I have been using a WYSIWYG HTML editor called BlueGriffon to edit the articles.The author of this program is no longer updating or supporting the program, but it still satisfies my needs. To automate building the article data store, I need a way to embed the metadata for my blog articles into each article. The fields I need are the author, date, article title, article synopsis, category, and the article data. The title and article data (body) of the article are easy enough to parse out of the HTML.For the other fields I added meta tags to hold the required data. As an example, the meta tags for this article look like this:

    <meta name="author" content="Seth Cohen">
    <meta name="date" content="2024-06-11T14:39:00.1463148-04:00">
    <meta name="category" content="Web Development">
    <meta name="summary" content="Build a utility application to create an article file used by the simple blog page">

Now I had a way to embed all of the data I needed to automatically generate the article data store from the articles.

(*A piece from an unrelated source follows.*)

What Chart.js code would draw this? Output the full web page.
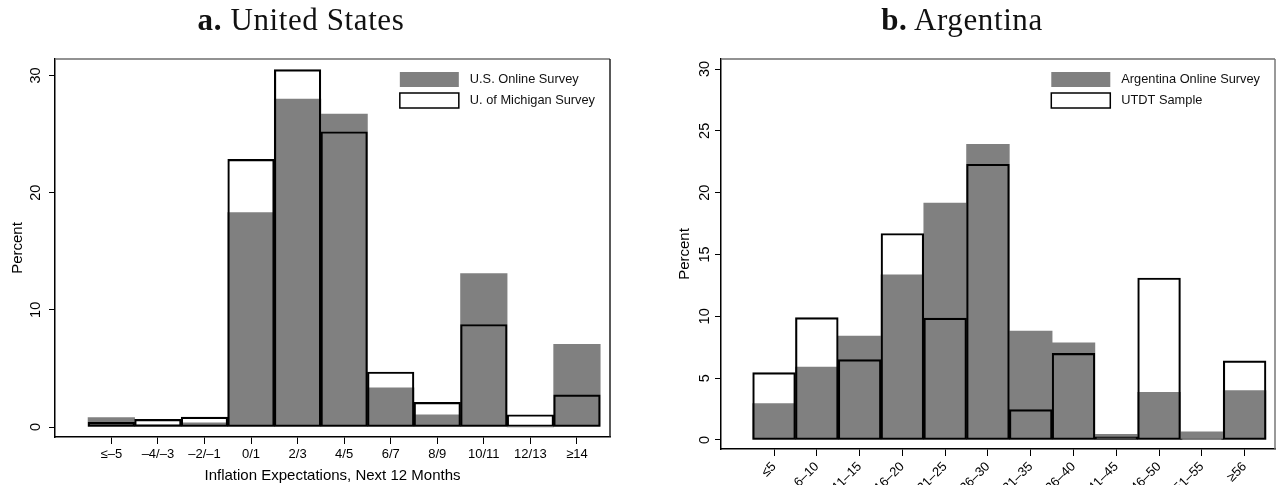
<!DOCTYPE html>
<html>
<head>
<meta charset="utf-8">
<title>Inflation expectations histograms</title>
<script src="https://cdn.jsdelivr.net/npm/chart.js@4.4.0/dist/chart.umd.min.js"></script>
<style>
  html, body { margin: 0; padding: 0; background: #fff; overflow: hidden; }
  #page { position: relative; width: 1280px; height: 485px; }
  .panel { position: absolute; top: 0; width: 640px; height: 485px; }
  .panel canvas { display: block; }
  .title {
    position: absolute; top: 2px; transform: translateX(-50%); white-space: nowrap;
    font-family: "Liberation Serif", "DejaVu Serif", serif; font-size: 31px;
    letter-spacing: 0.6px; color: #111;
  }
</style>
</head>
<body>
<div id="page">
  <div class="panel" style="left:0"><canvas id="usChart" width="640" height="485"></canvas></div>
  <div class="panel" style="left:640px"><canvas id="arChart" width="640" height="485"></canvas></div>
  <div class="title" style="left:301px"><b>a.</b> United States</div>
  <div class="title" style="left:962px"><b>b.</b> Argentina</div>
</div>
<script>
// panel a: United States
const usCategories = ['≤–5', '–4/–3', '–2/–1', '0/1', '2/3', '4/5', '6/7', '8/9', '10/11', '12/13', '≥14'];
const usOnline = [0.8, 0.2, 0.35, 18.3, 28.0, 26.7, 3.35, 1.05, 13.1, 0, 7.05];
const usMichigan = [0.4, 0.65, 0.85, 22.85, 30.5, 25.2, 4.7, 2.1, 8.75, 1.05, 2.75];
const usYTicks = [0, 10, 20, 30];

// panel b: Argentina
const arCategories = ['≤5', '6–10', '11–15', '16–20', '21–25', '26–30', '31–35', '36–40', '41–45', '46–50', '51–55', '≥56'];
const arOnline = [2.95, 5.9, 8.4, 13.35, 19.15, 23.9, 8.8, 7.85, 0.45, 3.85, 0.65, 4.0];
const arUtdt = [5.45, 9.9, 6.5, 16.7, 9.85, 22.3, 2.45, 7.0, 0.25, 13.1, 0.1, 6.4];
const arYTicks = [0, 5, 10, 15, 20, 25, 30];

Chart.defaults.font.family = '"Liberation Sans", Arial, sans-serif';
Chart.defaults.color = '#000';

// top and right edges of the plot region (left/bottom are the axis lines)
const plotFrame = {
  id: 'plotFrame',
  afterDraw(chart, args, opts) {
    const { ctx, chartArea: a } = chart;
    ctx.save();
    ctx.lineWidth = 1.5;
    ctx.strokeStyle = opts.topColor;
    ctx.beginPath(); ctx.moveTo(a.left, a.top); ctx.lineTo(a.right, a.top); ctx.stroke();
    ctx.strokeStyle = opts.rightColor;
    ctx.beginPath(); ctx.moveTo(a.right, a.top); ctx.lineTo(a.right, a.bottom); ctx.stroke();
    ctx.restore();
  }
};

// legend drawn inside the plot, top right
const insideLegend = {
  id: 'insideLegend',
  afterDatasetsDraw(chart) {
    const { ctx, chartArea: a } = chart;
    const sets = chart.data.datasets;
    ctx.save();
    ctx.font = '12.8px "Liberation Sans", Arial, sans-serif';
    const textW = Math.max(...sets.map(d => ctx.measureText(d.label).width));
    const boxW = 59, boxH = 15;
    const textX = a.right - 15 - textW;
    const boxX = textX - 11 - boxW;
    sets.forEach((d, i) => {
      const y = a.top + 13 + i * 21;
      if (d.borderWidth) {
        ctx.lineWidth = 1.5;
        ctx.strokeStyle = d.borderColor;
        ctx.strokeRect(boxX, y, boxW, boxH);
      } else {
        ctx.fillStyle = d.backgroundColor;
        ctx.fillRect(boxX, y, boxW, boxH);
      }
      ctx.fillStyle = '#111';
      ctx.textBaseline = 'middle';
      ctx.fillText(d.label, textX, y + boxH / 2);
    });
    ctx.restore();
  }
};

function histogram(canvasId, o) {
  const toPoints = arr => arr.map((v, i) => ({ x: i, y: v }));
  return new Chart(document.getElementById(canvasId), {
    type: 'bar',
    data: {
      datasets: [
        { label: o.names[0], data: toPoints(o.online), backgroundColor: '#808080', borderWidth: 0, order: 2 },
        { label: o.names[1], data: toPoints(o.other), backgroundColor: 'rgba(0,0,0,0)',
          borderColor: '#000', borderWidth: 1.5, borderSkipped: false, order: 1 }
      ]
    },
    options: {
      responsive: false,
      animation: false,
      layout: { padding: o.padding },
      datasets: { bar: { grouped: false, barPercentage: 1, categoryPercentage: 1 } },
      plugins: {
        legend: { display: false },
        tooltip: { enabled: false },
        plotFrame: { topColor: '#6e6e6e', rightColor: o.rightColor }
      },
      scales: {
        x: {
          type: 'linear',
          offset: false,
          min: o.xMin,
          max: o.xMax,
          afterBuildTicks: s => { s.ticks = o.categories.map((c, i) => ({ value: i })); },
          afterFit: s => { s.height = o.xHeight; },
          grid: { offset: false, drawOnChartArea: false, tickLength: 7, color: '#000' },
          border: { color: '#000', width: 1.5 },
          ticks: {
            callback: v => o.categories[v],
            autoSkip: false,
            minRotation: o.xRot,
            maxRotation: o.xRot,
            padding: 3,
            font: { size: o.xFont }
          },
          title: {
            display: !!o.xTitle,
            text: o.xTitle,
            font: { size: 15 },
            padding: { top: 0, bottom: 0 }
          }
        },
        y: {
          min: o.yMin,
          max: o.yMax,
          afterBuildTicks: s => { s.ticks = o.yTicks.map(v => ({ value: v })); },
          afterFit: s => { s.width = o.yWidth; },
          grid: { drawOnChartArea: false, tickLength: 6, color: '#000' },
          border: { color: '#000', width: 1.5 },
          ticks: {
            minRotation: 90,
            maxRotation: 90,
            crossAlign: 'center',
            padding: o.yPad,
            font: { size: 14.5 }
          },
          title: {
            display: true,
            text: 'Percent',
            font: { size: 15 },
            padding: { top: o.yTitlePad, bottom: 0 }
          }
        }
      }
    },
    plugins: [plotFrame, insideLegend]
  });
}

histogram('usChart', {
  names: ['U.S. Online Survey', 'U. of Michigan Survey'],
  categories: usCategories,
  online: usOnline,
  other: usMichigan,
  yTicks: usYTicks,
  xMin: -1.21, xMax: 10.71,
  yMin: -0.85, yMax: 31.41,
  padding: { top: 59, right: 30, left: 0, bottom: 0 },
  xHeight: 48, yWidth: 55,
  xRot: 0, xFont: 13,
  xTitle: 'Inflation Expectations, Next 12 Months',
  yPad: 5, yTitlePad: 9,
  rightColor: '#222'
});

histogram('arChart', {
  names: ['Argentina Online Survey', 'UTDT Sample'],
  categories: arCategories,
  online: arOnline,
  other: arUtdt,
  yTicks: arYTicks,
  xMin: -1.24, xMax: 11.71,
  yMin: -0.73, yMax: 30.81,
  padding: { top: 59, right: 5, left: 0, bottom: 0 },
  xHeight: 36, yWidth: 81,
  xRot: 45, xFont: 13,
  xTitle: '',
  yPad: 2, yTitlePad: 36,
  rightColor: '#777'
});
</script>
</body>
</html>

Generating the Data Source

To build the article XML file I wrote a command line utility with two required parameters. This first is the path to a folder that contains all of the article files in HTML format with the embedded metadata. The second parameter is the path and file name to save the generated article file. It was a simple matter to get all of the  HTML files in the specified folder, parse out the required data, and build the article data store.

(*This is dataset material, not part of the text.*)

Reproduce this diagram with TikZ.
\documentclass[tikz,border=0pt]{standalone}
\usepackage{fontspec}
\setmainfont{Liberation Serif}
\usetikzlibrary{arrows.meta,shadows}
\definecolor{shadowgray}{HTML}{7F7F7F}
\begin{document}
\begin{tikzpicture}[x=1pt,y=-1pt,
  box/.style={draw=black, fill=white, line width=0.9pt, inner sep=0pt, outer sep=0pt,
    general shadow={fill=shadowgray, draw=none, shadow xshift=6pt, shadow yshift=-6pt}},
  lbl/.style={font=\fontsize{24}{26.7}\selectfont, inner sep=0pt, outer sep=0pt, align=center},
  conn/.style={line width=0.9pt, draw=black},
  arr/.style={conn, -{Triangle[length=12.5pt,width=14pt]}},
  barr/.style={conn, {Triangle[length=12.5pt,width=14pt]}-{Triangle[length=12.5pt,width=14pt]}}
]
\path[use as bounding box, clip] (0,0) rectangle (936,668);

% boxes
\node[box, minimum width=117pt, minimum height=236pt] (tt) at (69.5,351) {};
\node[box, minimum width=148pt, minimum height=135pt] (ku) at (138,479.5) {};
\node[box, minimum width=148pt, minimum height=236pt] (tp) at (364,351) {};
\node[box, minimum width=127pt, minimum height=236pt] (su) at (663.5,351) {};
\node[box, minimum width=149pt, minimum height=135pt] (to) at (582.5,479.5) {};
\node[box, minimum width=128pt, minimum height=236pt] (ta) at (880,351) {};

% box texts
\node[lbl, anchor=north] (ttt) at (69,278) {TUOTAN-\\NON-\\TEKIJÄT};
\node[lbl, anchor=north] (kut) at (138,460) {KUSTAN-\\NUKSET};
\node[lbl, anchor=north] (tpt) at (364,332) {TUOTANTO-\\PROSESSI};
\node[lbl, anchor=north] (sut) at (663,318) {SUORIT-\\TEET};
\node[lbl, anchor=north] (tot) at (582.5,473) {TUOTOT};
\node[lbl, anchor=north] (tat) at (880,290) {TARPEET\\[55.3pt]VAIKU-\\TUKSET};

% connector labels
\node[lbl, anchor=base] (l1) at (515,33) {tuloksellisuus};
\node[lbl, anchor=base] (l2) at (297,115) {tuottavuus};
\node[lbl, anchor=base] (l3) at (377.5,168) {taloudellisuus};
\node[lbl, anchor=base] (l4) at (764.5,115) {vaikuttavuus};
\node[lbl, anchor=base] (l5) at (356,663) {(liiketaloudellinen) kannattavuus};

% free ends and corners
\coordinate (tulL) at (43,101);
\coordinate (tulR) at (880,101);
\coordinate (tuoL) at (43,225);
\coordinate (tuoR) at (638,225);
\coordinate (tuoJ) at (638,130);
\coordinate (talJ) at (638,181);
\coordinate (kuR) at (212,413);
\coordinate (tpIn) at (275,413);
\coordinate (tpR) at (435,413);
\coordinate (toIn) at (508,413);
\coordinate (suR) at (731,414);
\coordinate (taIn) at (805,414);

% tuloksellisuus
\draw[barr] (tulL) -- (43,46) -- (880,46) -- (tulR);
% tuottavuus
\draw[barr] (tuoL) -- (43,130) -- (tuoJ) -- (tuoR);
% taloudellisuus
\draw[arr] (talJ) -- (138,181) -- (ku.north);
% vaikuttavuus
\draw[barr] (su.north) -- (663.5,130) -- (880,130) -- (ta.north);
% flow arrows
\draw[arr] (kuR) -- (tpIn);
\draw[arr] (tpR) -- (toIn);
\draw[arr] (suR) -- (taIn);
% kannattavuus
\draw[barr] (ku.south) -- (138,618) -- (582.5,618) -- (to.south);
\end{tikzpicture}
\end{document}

Here is the code to traverse the folder and create a list of articles

      DirectoryInfo dir = new DirectoryInfo(options.FolderPath);
      Regex reg = new Regex(@".*\.html$");
      List<FileInfo> fileList = dir.GetFiles().Where(fi => reg.IsMatch(fi.Name)).ToList();
      List<Article> articles = new List<Article>();

      // for each file in the folder
      foreach(FileInfo file in fileList)
          Article newArticle = new Article(file);
          // add the article to the list of articles

The Article class has a constructor that accepts a FileInfo. That constructor contains the code to parse the necessary data fields out of the HTML. It looks like this:

        public Article(FileInfo file) 
            using StreamReader sr = new StreamReader(file.FullName);
            string htmlText = sr.ReadToEnd();

            MatchCollection titleMatches = titleRegex.Matches(htmlText);
            if (titleMatches.Count > 0)
                Title = titleMatches[0].Groups[1].Value;

            MatchCollection bodyMatches = bodyRegex.Matches(htmlText);
            if (bodyMatches.Count > 0)
                Content = bodyMatches[0].Groups[1].Value;

            foreach (Match match in metaRegex.Matches(htmlText))
                string name = match.Groups[1].Value;
                string content = match.Groups[2].Value;
                if (name.Equals("author"))
                    Author = content;
                    Debug.WriteLine("Author: " + content);
                else if (name.Equals("date"))
                    Date = DateTime.Parse(content);
                else if (name.Equals("category"))
                    Category = content;
                else if (name.Equals("summary"))
                    Summary = content;

Once we have a list of articles, they need to be sorted in the order we want to display them and we also need to assign unique ID numbers to each article. I like to display the articles with the newest one at the top of the list (descending order). Here is the code to implement that:

    // order articles by date and number them
    articles = articles.OrderByDescending(o => o.Date).ToList();
    int id = articles.Count;
    foreach (Article article in articles)
        article.Id = id--;

The final step in building the data store is to serialize the article list to the file that was specified on the command line.

    // serialize the list of articles to an article file
    XmlSerializer xmlSerializer = new XmlSerializer(typeof(List<Article>));
    using TextWriter writer = new StreamWriter(options.ArticleFile);
    xmlSerializer.Serialize(writer, articles);

Create a Pre-Build or Post-Build Event in Visual Studio

Now that we have built the utility, we need to convince Visual Studio to run it for us each time the web site is built. The way to accomplish this is to right click the project node in the solution explorer and select Properties from the context menu. Select the Build Events property page in he resulting project properties window. This page has areas to enter both pre-build and post-build commands that Visual Studio will run either before the build or after the build. I chose to use the pre-build event. Enter the appropriate command line in whichever event you desire. Visual Studio will now execute the utility, displaying the output in the Output window. If the utility returns a zero Visual Studio assumes it completed without error. Returning anything other than zero indicates that an error occurred.

I hope somebody finds this information useful. Thanks for reading this article.

Written by Seth Cohen on 11-Jun-2024